No fue una reacción perspicaz del obispo; Irigoyen ya le había advertido de la situación que le venían imputando en esos días.

Esa fría noche de marzo el vicario castrense iba en el automóvil del Arzobispado, con su chofer, desde Paraná a Buenos Aires y había optado por pasar por la Unidad Penal de Gualeguaychú. Vestido con la clásica sotana, un rosario en sus manos y casquete rojo, Tortolo los recibió solo en el salón de visitas y les anticipó el golpe de Estado, con casi veintisiete horas de antelación. “Vengo para advertirles que no pongan bandera de remate porque se viene un cambio institucional en el país. Es un golpe de Estado, porque esta situación no va más. Pero esto va a ser beneficioso para ustedes; en seis meses van a salir en libertad, si es que se comprueba que son inocentes. Y quédense tranquilos, porque quien asume es un Flaco que es oro en polvo, a quien conozco de joven, porque estaba en mi Diócesis, en Mercedes, en la provincia de Buenos Aires”, les dijo, sin dejar espacio para alguna pregunta o comentario. Fue un monólogo, en esa piecita de luz tenue, donde era como que todos tenían el aire contenido por el relato pausado y sereno de ese obispo de 64 años y demasiado poder a cuestas.

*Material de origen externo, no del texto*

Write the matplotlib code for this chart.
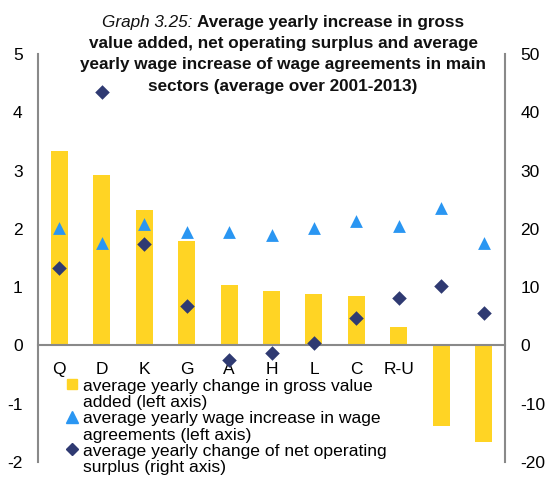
import matplotlib
matplotlib.use("Agg")
import matplotlib.pyplot as plt
from matplotlib.lines import Line2D
from matplotlib.legend_handler import HandlerLine2D
import numpy as np

plt.rcParams['font.family'] = ['Liberation Sans', 'DejaVu Sans']

categories = ["Q", "D", "K", "G", "A", "H", "L", "C", "R-U", "F", "I"]
gva_change = [3.33, 2.93, 2.32, 1.80, 1.04, 0.94, 0.89, 0.85, 0.31, -1.38, -1.66]
wage_increase = [2.01, 1.75, 2.08, 1.94, 1.94, 1.90, 2.02, 2.13, 2.05, 2.35, 1.76]
nos_change = [13.3, 43.4, 17.4, 6.7, -2.45, -1.3, 0.4, 4.7, 8.2, 10.2, 5.5]

left_ticks = [-2, -1, 0, 1, 2, 3, 4, 5]
right_ticks = [-20, -10, 0, 10, 20, 30, 40, 50]

labels = ["average yearly change in gross value\nadded (left axis)",
          "average yearly wage increase in wage\nagreements (left axis)",
          "average yearly change of net operating\nsurplus (right axis)"]

title_prefix = "Graph 3.25: "
title_lines = ["Average yearly increase in gross",
               "value added, net operating surplus and average",
               "yearly wage increase of wage agreements in main",
               "sectors (average over 2001-2013)"]

c_bar = "#FFD424"
c_tri = "#2A96F2"
c_dia = "#2F3A72"
c_axis = "#898989"

W, H = 549, 488
fig = plt.figure(figsize=(W / 100, H / 100), dpi=100)
ax = fig.add_axes([38 / W, 1 - 462 / H, (505 - 38) / W, (462 - 54) / H])
ax2 = ax.twinx()

x = np.arange(len(categories))
ax.bar(x, gva_change, width=0.4, color=c_bar, zorder=2)
ax.scatter(x, wage_increase, marker="^", s=85, color=c_tri, zorder=4, linewidths=0)
ax2.scatter(x, nos_change, marker="D", s=55, color=c_dia, zorder=4, linewidths=0)

ax.set_xlim(-0.5, len(categories) - 0.5)
ax.set_ylim(-2, 5)
ax2.set_ylim(-20, 50)
ax.set_yticks(left_ticks)
ax2.set_yticks(right_ticks)
ax.set_yticklabels([str(t) for t in left_ticks])
ax2.set_yticklabels([str(t) for t in right_ticks])

for a in (ax, ax2):
    for s in a.spines.values():
        s.set_color(c_axis)
        s.set_linewidth(1.5)
    a.spines['top'].set_visible(False)
ax.spines['bottom'].set_position(('data', 0))
ax2.spines['bottom'].set_visible(False)
ax.spines['right'].set_visible(False)
ax2.spines['left'].set_visible(False)
ax.tick_params(axis='y', length=0, labelsize=12.5, pad=11)
ax2.tick_params(axis='y', length=0, labelsize=12.5, pad=11)
ax.set_xticks(x)
ax.set_xticklabels(categories)
ax.tick_params(axis='x', length=0, labelsize=12.5, pad=12)
ax2.patch.set_visible(False)

# Title
tfs = 12.3
y0 = 1 - 22 / H
dy = 21.5 / H
xc = 283 / W
t1 = fig.text(0, y0, title_prefix, ha="left", va="center",
              fontsize=tfs, style="italic", color="#111111")
t2 = fig.text(0, y0, title_lines[0], ha="left", va="center",
              fontsize=tfs, fontweight="bold", color="#111111")
fig.canvas.draw()
r = fig.canvas.get_renderer()
w1 = t1.get_window_extent(r).width
w2 = t2.get_window_extent(r).width
start = 283 - (w1 + w2) / 2
t1.set_x(start / W)
t2.set_x((start + w1) / W)
for i, line in enumerate(title_lines[1:], start=1):
    fig.text(xc, y0 - i * dy, line, ha="center", va="center",
             fontsize=tfs, fontweight="bold", color="#111111")


class TopLineHandler(HandlerLine2D):
    def create_artists(self, legend, orig_handle, xdescent, ydescent,
                       width, height, fontsize, trans):
        arts = super().create_artists(legend, orig_handle, xdescent, ydescent,
                                      width, height, fontsize, trans)
        for a in arts:
            yd = np.asarray(a.get_ydata(), dtype=float)
            a.set_ydata(yd + fontsize * 0.6)
        return arts


handles = [Line2D([], [], marker="s", linestyle="none", color=c_bar, markersize=7),
           Line2D([], [], marker="^", linestyle="none", color=c_tri, markersize=8.5),
           Line2D([], [], marker="D", linestyle="none", color=c_dia, markersize=6.5)]
leg = fig.legend(handles, labels, loc="upper left", bbox_to_anchor=(66 / W, 1 - 379 / H),
                 frameon=False, fontsize=12.6, handlelength=0.7, handletextpad=0.25,
                 labelspacing=0.06, borderpad=0, borderaxespad=0,
                 handler_map={Line2D: TopLineHandler()})
for t in leg.get_texts():
    t.set_linespacing(1.12)

fig.savefig("out.png", dpi=100)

-Pero monseñor… -trató de interrumpir uno de ellos.
-Hijos míos, no tengo mucho tiempo y viajo enseguida. Les pido que no se desvíen; que no resistan. Porque primero van a tirar a matar; después preguntarán o dispararán al aire…

Tortolo saludó uno por uno y se fue como llegó a la cárcel. El golpe estaba en marcha.

Notas

(1) Diálogo publicado en el libro El dictador, de María Seoane y Vicente Muleiro.